### Required task
Transcribe the material verbatim in full; the pictures do not belong in the copy.

### Data shown
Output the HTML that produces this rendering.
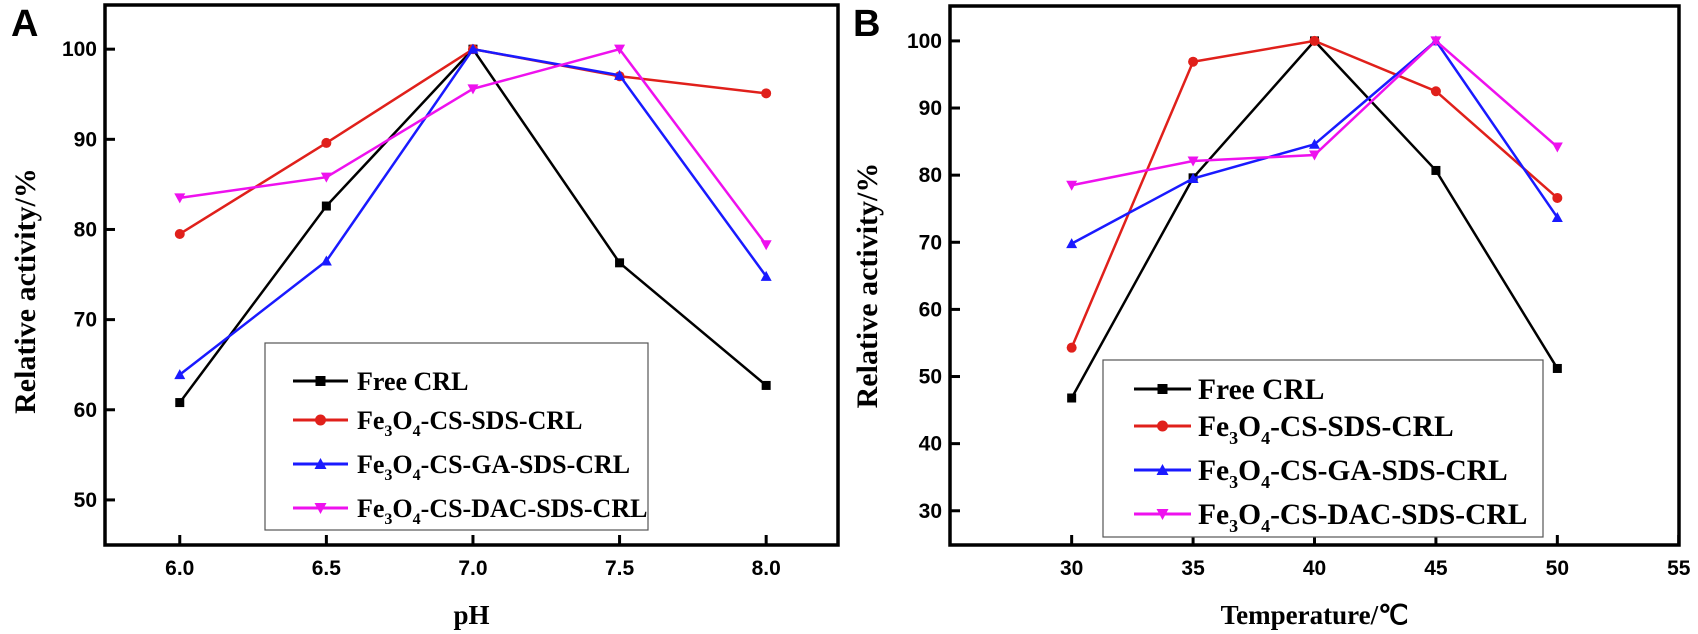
<!DOCTYPE html>
<html><head><meta charset="utf-8"><style>
body{margin:0;background:#fff;}
svg{display:block;}
.tk{font-family:"Liberation Sans",sans-serif;font-weight:bold;font-size:21px;fill:#000;}
.tt{font-family:"Liberation Serif",serif;font-weight:bold;font-size:27px;fill:#000;}
.yt{font-family:"Liberation Serif",serif;font-weight:bold;font-size:30px;fill:#000;}
</style></head><body>
<svg id="fig" width="1698" height="634" viewBox="0 0 1698 634" xmlns="http://www.w3.org/2000/svg"></svg>
<script>
const seriesNames = ["Free CRL","Fe3O4-CS-SDS-CRL","Fe3O4-CS-GA-SDS-CRL","Fe3O4-CS-DAC-SDS-CRL"];
const colors = ["#000000","#e0201b","#1a1aff","#ee11ee"];
const markers = ["square","circle","up","down"];
const phX = [6.0,6.5,7.0,7.5,8.0];
const phFree = [60.8,82.6,100,76.3,62.7];
const phSDS = [79.5,89.6,100,97.0,95.1];
const phGA = [63.9,76.5,100,97.1,74.8];
const phDAC = [83.5,85.8,95.6,100,78.3];
const phXTicks = ["6.0","6.5","7.0","7.5","8.0"];
const phYTicks = [50,60,70,80,90,100];
const tX = [30,35,40,45,50];
const tFree = [46.8,79.6,100,80.7,51.2];
const tSDS = [54.3,96.9,100,92.5,76.6];
const tGA = [69.8,79.5,84.6,100,73.7];
const tDAC = [78.5,82.1,83.0,100,84.2];
const tXTicks = [30,35,40,45,50,55];
const tYTicks = [30,40,50,60,70,80,90,100];

const NS="http://www.w3.org/2000/svg";
const svg=document.getElementById('fig');
function el(tag,attrs,parent,text){const e=document.createElementNS(NS,tag);for(const k in attrs)e.setAttribute(k,attrs[k]);if(text!==undefined)e.textContent=text;(parent||svg).appendChild(e);return e;}
function marker(g,type,x,y,c,s){
  let m;
  if(type==="square") m=el('rect',{x:x-s,y:y-s,width:2*s,height:2*s,fill:c},g);
  else if(type==="circle") m=el('circle',{cx:x,cy:y,r:s+0.5,fill:c},g);
  else if(type==="up") m=el('polygon',{points:`${x},${y-s-1} ${x-s-1},${y+s} ${x+s+1},${y+s}`,fill:c},g);
  else m=el('polygon',{points:`${x},${y+s+1} ${x-s-1},${y-s} ${x+s+1},${y-s}`,fill:c},g);
  
  
}
function panel(o){
  const g=el('g',{},svg);
  
  
  const sx=v=>o.L+(v-o.x0)/(o.x1-o.x0)*(o.R-o.L);
  const sy=v=>o.B-(v-o.y0)/(o.y1-o.y0)*(o.B-o.T);
  o.yt.forEach(v=>{const y=sy(v);
    const t=el('line',{x1:o.L,x2:o.L+10,y1:y,y2:y,stroke:'#000','stroke-width':3},g);
    
    const l=el('text',{x:o.L-8,y:y+7,'text-anchor':'end',class:'tk'},g,String(v));
    });
  o.xt.forEach(v=>{const x=sx(+v);
    const t=el('line',{x1:x,x2:x,y1:o.B,y2:o.B-10,stroke:'#000','stroke-width':3},g);
    
    const l=el('text',{x:x,y:o.B+30,'text-anchor':'middle',class:'tk'},g,String(v));
    });
  o.series.forEach((d,i)=>{
    const sg=el('g',{},g);
    
    
    const pts=o.xs.map((x,j)=>sx(x)+','+sy(d[j])).join(' ');
    const pl=el('polyline',{points:pts,fill:'none',stroke:colors[i],'stroke-width':2.5},sg);
    
    o.xs.forEach((x,j)=>marker(sg,markers[i],sx(x),sy(d[j]),colors[i],4.5));
  });
  const f=el('rect',{x:o.L,y:o.T,width:o.R-o.L,height:o.B-o.T,fill:'none',stroke:'#000','stroke-width':3.5},g);
  
  const lg=el('g',{},g);
  
  const lb=el('rect',{x:o.lg.x,y:o.lg.y,width:o.lg.w,height:o.lg.h,fill:'#fff',stroke:'#555','stroke-width':1.2},lg);
  
  const fs=o.lg.fs, sub=Math.round(fs*0.62), dd=Math.round(fs*0.27);
  o.lg.rows.forEach((y,i)=>{
    const e=el('g',{},lg);
    
    el('line',{x1:o.lg.lx1,x2:o.lg.lx2,y1:y,y2:y,stroke:colors[i],'stroke-width':3},e);
    marker(e,markers[i],(o.lg.lx1+o.lg.lx2)/2,y,colors[i],5);
    const t=el('text',{x:o.lg.tx,y:y+Math.round(fs*0.35),style:`font-family:"Liberation Serif",serif;font-weight:bold;font-size:${fs}px;fill:#000`},e);
    if(i===0){t.textContent=seriesNames[0];}
    else{const parts=seriesNames[i].split('-');const rest=parts.slice(1).join('-');
      el('tspan',{},t,'Fe');el('tspan',{dy:dd,style:`font-size:${sub}px`},t,'3');
      el('tspan',{dy:-dd},t,'O');el('tspan',{dy:dd,style:`font-size:${sub}px`},t,'4');
      el('tspan',{dy:-dd},t,'-'+rest);}
  });
  const xt=el('text',{x:(o.L+o.R)/2,y:624,'text-anchor':'middle',class:'tt'},g,o.xtitle);
  
  const yt=el('text',{x:0,y:0,'text-anchor':'middle',class:'yt',transform:`translate(${o.ytx},${(o.T+o.B)/2+o.ytdy}) rotate(-90)`},g,'Relative activity/%');
  
  const pl=el('text',{x:o.labX,y:36,style:'font-family:"Liberation Sans",sans-serif;font-weight:bold;font-size:38px'},g,o.label);
  
}
panel({name:'panel-a-ph',L:105,R:838,T:5,B:545,x0:5.745,x1:8.245,y0:45.0,y1:104.9,
  xs:phX,series:[phFree,phSDS,phGA,phDAC],xt:phXTicks,yt:phYTicks,
  xtitle:'pH',ytx:35,ytdy:16,label:'A',labX:11,
  lg:{x:265,y:343,w:383,h:187,rows:[381,420,464,508],lx1:293,lx2:348,tx:357,fs:26}});
panel({name:'panel-b-temperature',L:950,R:1679,T:6,B:545,x0:24.99,x1:55.01,y0:24.9,y1:105.2,
  xs:tX,series:[tFree,tSDS,tGA,tDAC],xt:tXTicks,yt:tYTicks,
  xtitle:'Temperature/℃',ytx:877,ytdy:10,label:'B',labX:853,
  lg:{x:1103,y:360,w:440,h:177,rows:[389,426,470,514],lx1:1134,lx2:1191,tx:1198,fs:29.5}});
</script>
</body></html>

### Exercise response
Output the HTML that produces this rendering.
<!DOCTYPE html>
<html><head><meta charset="utf-8"><style>
body{margin:0;background:#fff;}
svg{display:block;}
.tk{font-family:"Liberation Sans",sans-serif;font-weight:bold;font-size:21px;fill:#000;}
.tt{font-family:"Liberation Serif",serif;font-weight:bold;font-size:27px;fill:#000;}
.yt{font-family:"Liberation Serif",serif;font-weight:bold;font-size:30px;fill:#000;}
</style></head><body>
<svg id="fig" width="1698" height="634" viewBox="0 0 1698 634" xmlns="http://www.w3.org/2000/svg"></svg>
<script>
const seriesNames = ["Free CRL","Fe3O4-CS-SDS-CRL","Fe3O4-CS-GA-SDS-CRL","Fe3O4-CS-DAC-SDS-CRL"];
const colors = ["#000000","#e0201b","#1a1aff","#ee11ee"];
const markers = ["square","circle","up","down"];
const phX = [6.0,6.5,7.0,7.5,8.0];
const phFree = [60.8,82.6,100,76.3,62.7];
const phSDS = [79.5,89.6,100,97.0,95.1];
const phGA = [63.9,76.5,100,97.1,74.8];
const phDAC = [83.5,85.8,95.6,100,78.3];
const phXTicks = ["6.0","6.5","7.0","7.5","8.0"];
const phYTicks = [50,60,70,80,90,100];
const tX = [30,35,40,45,50];
const tFree = [46.8,79.6,100,80.7,51.2];
const tSDS = [54.3,96.9,100,92.5,76.6];
const tGA = [69.8,79.5,84.6,100,73.7];
const tDAC = [78.5,82.1,83.0,100,84.2];
const tXTicks = [30,35,40,45,50,55];
const tYTicks = [30,40,50,60,70,80,90,100];

const NS="http://www.w3.org/2000/svg";
const svg=document.getElementById('fig');
function el(tag,attrs,parent,text){const e=document.createElementNS(NS,tag);for(const k in attrs)e.setAttribute(k,attrs[k]);if(text!==undefined)e.textContent=text;(parent||svg).appendChild(e);return e;}
function marker(g,type,x,y,c,s){
  let m;
  if(type==="square") m=el('rect',{x:x-s,y:y-s,width:2*s,height:2*s,fill:c},g);
  else if(type==="circle") m=el('circle',{cx:x,cy:y,r:s+0.5,fill:c},g);
  else if(type==="up") m=el('polygon',{points:`${x},${y-s-1} ${x-s-1},${y+s} ${x+s+1},${y+s}`,fill:c},g);
  else m=el('polygon',{points:`${x},${y+s+1} ${x-s-1},${y-s} ${x+s+1},${y-s}`,fill:c},g);
  
  
}
function panel(o){
  const g=el('g',{},svg);
  
  
  const sx=v=>o.L+(v-o.x0)/(o.x1-o.x0)*(o.R-o.L);
  const sy=v=>o.B-(v-o.y0)/(o.y1-o.y0)*(o.B-o.T);
  o.yt.forEach(v=>{const y=sy(v);
    const t=el('line',{x1:o.L,x2:o.L+10,y1:y,y2:y,stroke:'#000','stroke-width':3},g);
    
    const l=el('text',{x:o.L-8,y:y+7,'text-anchor':'end',class:'tk'},g,String(v));
    });
  o.xt.forEach(v=>{const x=sx(+v);
    const t=el('line',{x1:x,x2:x,y1:o.B,y2:o.B-10,stroke:'#000','stroke-width':3},g);
    
    const l=el('text',{x:x,y:o.B+30,'text-anchor':'middle',class:'tk'},g,String(v));
    });
  o.series.forEach((d,i)=>{
    const sg=el('g',{},g);
    
    
    const pts=o.xs.map((x,j)=>sx(x)+','+sy(d[j])).join(' ');
    const pl=el('polyline',{points:pts,fill:'none',stroke:colors[i],'stroke-width':2.5},sg);
    
    o.xs.forEach((x,j)=>marker(sg,markers[i],sx(x),sy(d[j]),colors[i],4.5));
  });
  const f=el('rect',{x:o.L,y:o.T,width:o.R-o.L,height:o.B-o.T,fill:'none',stroke:'#000','stroke-width':3.5},g);
  
  const lg=el('g',{},g);
  
  const lb=el('rect',{x:o.lg.x,y:o.lg.y,width:o.lg.w,height:o.lg.h,fill:'#fff',stroke:'#555','stroke-width':1.2},lg);
  
  const fs=o.lg.fs, sub=Math.round(fs*0.62), dd=Math.round(fs*0.27);
  o.lg.rows.forEach((y,i)=>{
    const e=el('g',{},lg);
    
    el('line',{x1:o.lg.lx1,x2:o.lg.lx2,y1:y,y2:y,stroke:colors[i],'stroke-width':3},e);
    marker(e,markers[i],(o.lg.lx1+o.lg.lx2)/2,y,colors[i],5);
    const t=el('text',{x:o.lg.tx,y:y+Math.round(fs*0.35),style:`font-family:"Liberation Serif",serif;font-weight:bold;font-size:${fs}px;fill:#000`},e);
    if(i===0){t.textContent=seriesNames[0];}
    else{const parts=seriesNames[i].split('-');const rest=parts.slice(1).join('-');
      el('tspan',{},t,'Fe');el('tspan',{dy:dd,style:`font-size:${sub}px`},t,'3');
      el('tspan',{dy:-dd},t,'O');el('tspan',{dy:dd,style:`font-size:${sub}px`},t,'4');
      el('tspan',{dy:-dd},t,'-'+rest);}
  });
  const xt=el('text',{x:(o.L+o.R)/2,y:624,'text-anchor':'middle',class:'tt'},g,o.xtitle);
  
  const yt=el('text',{x:0,y:0,'text-anchor':'middle',class:'yt',transform:`translate(${o.ytx},${(o.T+o.B)/2+o.ytdy}) rotate(-90)`},g,'Relative activity/%');
  
  const pl=el('text',{x:o.labX,y:36,style:'font-family:"Liberation Sans",sans-serif;font-weight:bold;font-size:38px'},g,o.label);
  
}
panel({name:'panel-a-ph',L:105,R:838,T:5,B:545,x0:5.745,x1:8.245,y0:45.0,y1:104.9,
  xs:phX,series:[phFree,phSDS,phGA,phDAC],xt:phXTicks,yt:phYTicks,
  xtitle:'pH',ytx:35,ytdy:16,label:'A',labX:11,
  lg:{x:265,y:343,w:383,h:187,rows:[381,420,464,508],lx1:293,lx2:348,tx:357,fs:26}});
panel({name:'panel-b-temperature',L:950,R:1679,T:6,B:545,x0:24.99,x1:55.01,y0:24.9,y1:105.2,
  xs:tX,series:[tFree,tSDS,tGA,tDAC],xt:tXTicks,yt:tYTicks,
  xtitle:'Temperature/℃',ytx:877,ytdy:10,label:'B',labX:853,
  lg:{x:1103,y:360,w:440,h:177,rows:[389,426,470,514],lx1:1134,lx2:1191,tx:1198,fs:29.5}});
</script>
</body></html>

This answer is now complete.